NSA tracks mobile phone locations worldwide: report
WASHINGTON - Agence France –Presse
The analytic methods used by the agency to go through location data are known as CO - TRAVELER, according to the Washington Post.The National Security Agency is collecting some 5 billion records a day on the location of mobile phones around the world, The Washington Post reported Wednesday, citing documents from US intelligence leaker Edward Snowden.
The information is added to a gigantic database that shows the locations of "at least hundreds of millions of cell phones" worldwide, a stunning revelation that suggests the eavesdropping agency has created a mass surveillance tool, according to the Post report.
The report comes six months since the first bombshell leaks from Snowden, a former information technology subcontractor for the NSA who says he spilled secrets to spark public debate on the agency's widespread surveillance activities.
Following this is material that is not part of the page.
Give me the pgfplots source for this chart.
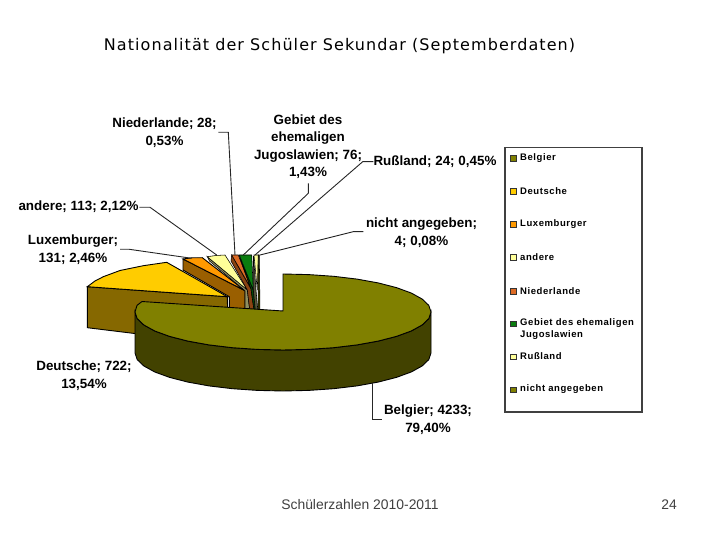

Snowden faces espionage charges but has fled to Russia, where he has been granted asylum.
Of the NSA surveillance programs revealed to date, including spying on foreign leaders and the collection of Internet "meta-data," the geo-location project appears to represent the agency's largest in scale and scope.
The NSA declined to comment on the report when contacted by AFP.
The data is scooped up by tapping into cables that link mobile phone networks -- both American and foreign -- across the globe, the Post said. The location data is gathered with the help of ten "sigads" or signals intelligence activity designators.
In an example given by the Post, one sigad called "STORMBREW" collects data from two unnamed corporate firms which administer interception equipment. Then "NSA asks nicely for tasking/updates," according to leaked documents.
Information from the cell phones of Americans traveling abroad also forms part of the database.
Because mobile phones broadcast their locations even when there is no call made or text sent, NSA analysts are able to use mathematical techniques to comb through location data and track patterns of movement over time for a given suspect, it said.
The analytic methods used by the agency to sift through location data are known as CO-TRAVELER, according to the report.
Although the vast majority of mobile phone users are of no interest to the spy agency, the NSA gathers the bulk data to try to track known "intelligence targets" and their unknown associates, the paper said. Even the use of disposable cell phones that users switch on and off to make only brief calls in the hopes of avoiding authorities trigger note in the system.
According to the Post, CO-TRAVELER combs for new devices connecting to a cell tower after another cell phone is used for the last time.
The NSA insists it does not intentionally track the location data of Americans, but it ends up receiving details that show the whereabouts of domestic mobile devices "incidentally," wrote the Post, which also quoted intelligence officials.
US officials told the Post that the programs that collect geo-location data are legal and designed only to gather intelligence about foreign militants or other "targets" deemed a threat to the United States. The volume of information flowing in from the program is "outpacing our ability to ingest, process and store" data, according to a May 2012 internal NSA briefing leaked to the Post.
"The NSA's capabilities to track location are staggering, based on the Snowden documents, and indicate that the agency is able to render most efforts at communications security effectively futile," said the Post article written by Barton Gellman and Ashkan Soltani.
The scale of the program will reinforce long-running concerns raised by civil liberties groups that the NSA's electronic spying poses a serious threat to privacy rights in the United States and abroad.
"It is staggering that a location-tracking program on this scale could be implemented without any public debate, particularly given the substantial number of Americans having their movements recorded by the government," said Catherine Crump, an attorney with the American Civil Liberties Union.
Greg Nojeim, a director at the Center for Democracy and Technology, called for Congress "to finally act to rein in NSA surveillance." "It's clear the very personal location records of innocent people, including American citizens, are being collected and analyzed in previously unimaginable ways and on a massive scale," it said.